Before concluding there is one minor flaw in MGS3 which seems to be a common criticism among reviewers; the now three game old over-the-top camera doesn't work quite as well this time around. It's not that the camera is designed differently, instead it's an issue that is compounded by a number of gameplay mechanics new to the jungle setting. In the previous games the indoor rectangular environments and occasional tight corridor made the maps slightly linear, giving Snake a straight v-line to the next area. This made it quite easy in hindsight to lean against any of the numerous walls and mentally plan out a route. The first thing you'll notice in MGS3 is its much harder to do this since the number of flat, good hiding surfaces to hide behind are few and far between. Without the radar you'll need to rely heavily on the camera angle but ironically the over-the-top camera has always prevented the player from seeing very far in front of Snake. This forces you to constantly stand still and switch into first person view to scope out the enemy and even with extra caution you will consistently find yourself accidentally getting spotted.


When looking at MGS3 on the whole, the pluses far outweigh the minuses making it an absolute must play for serious fans of MGS. In case you're wondering about the length of the game, I've heard about 10-15 hours is the norm for most players making it perhaps a bit longer than the previous games.
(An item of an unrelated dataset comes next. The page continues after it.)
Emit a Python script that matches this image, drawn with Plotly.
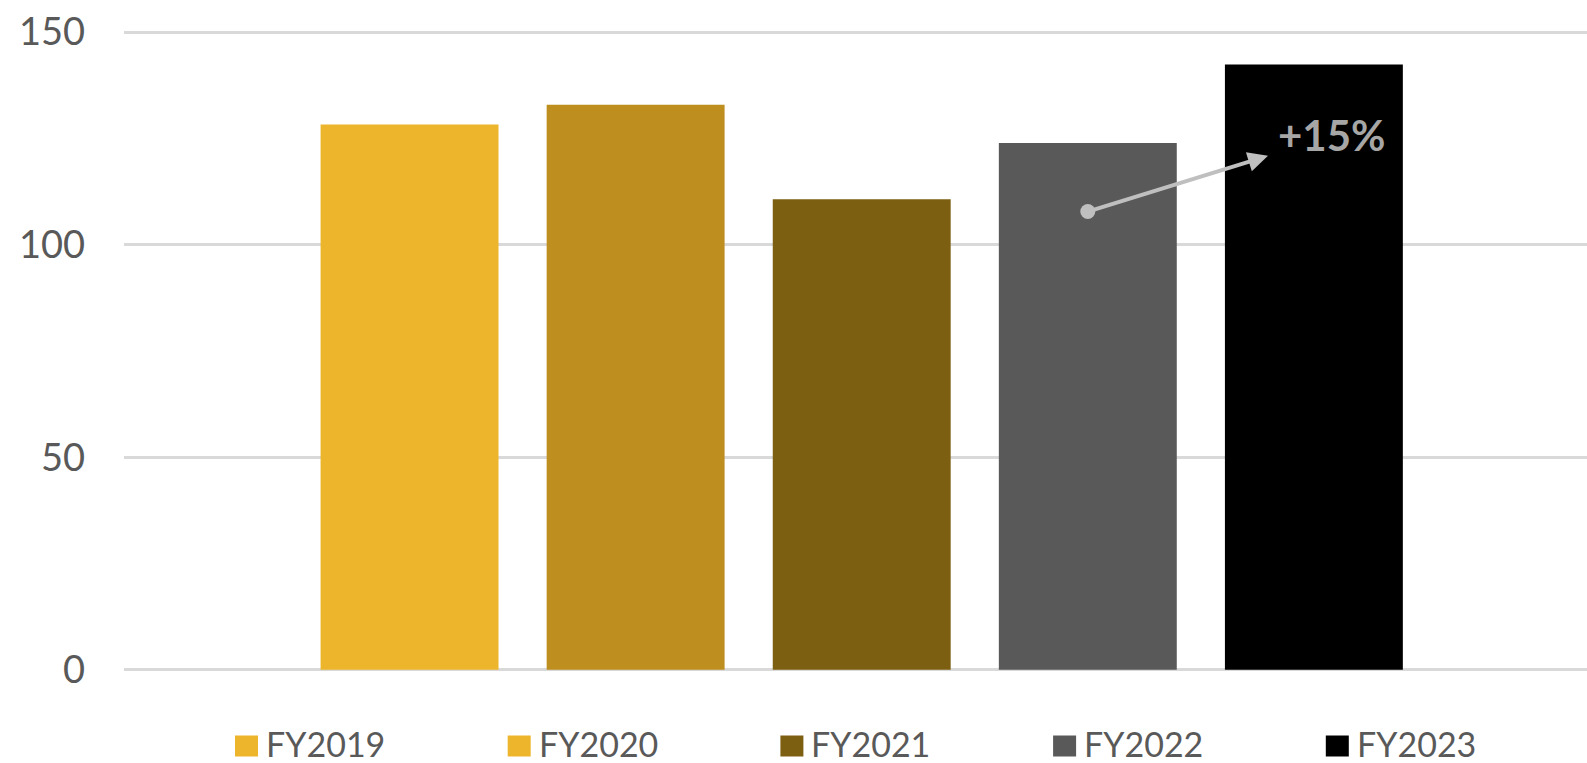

And to keep your interest a little longer there is also a small mini-game included called Snake vs. Monkey. But if you've waited this long to play MGS3 you might as well get the special extended re-release called Metal Gear Solid 3 Subsistence. Some of the extra features include a new 3rd-person camera which should address the camera issue mentioned above, more maps of Snake vs. Monkey, the original NES/MSX Metal Gear 1 and 2 and best of all the first online multiplayer mode in MGS history!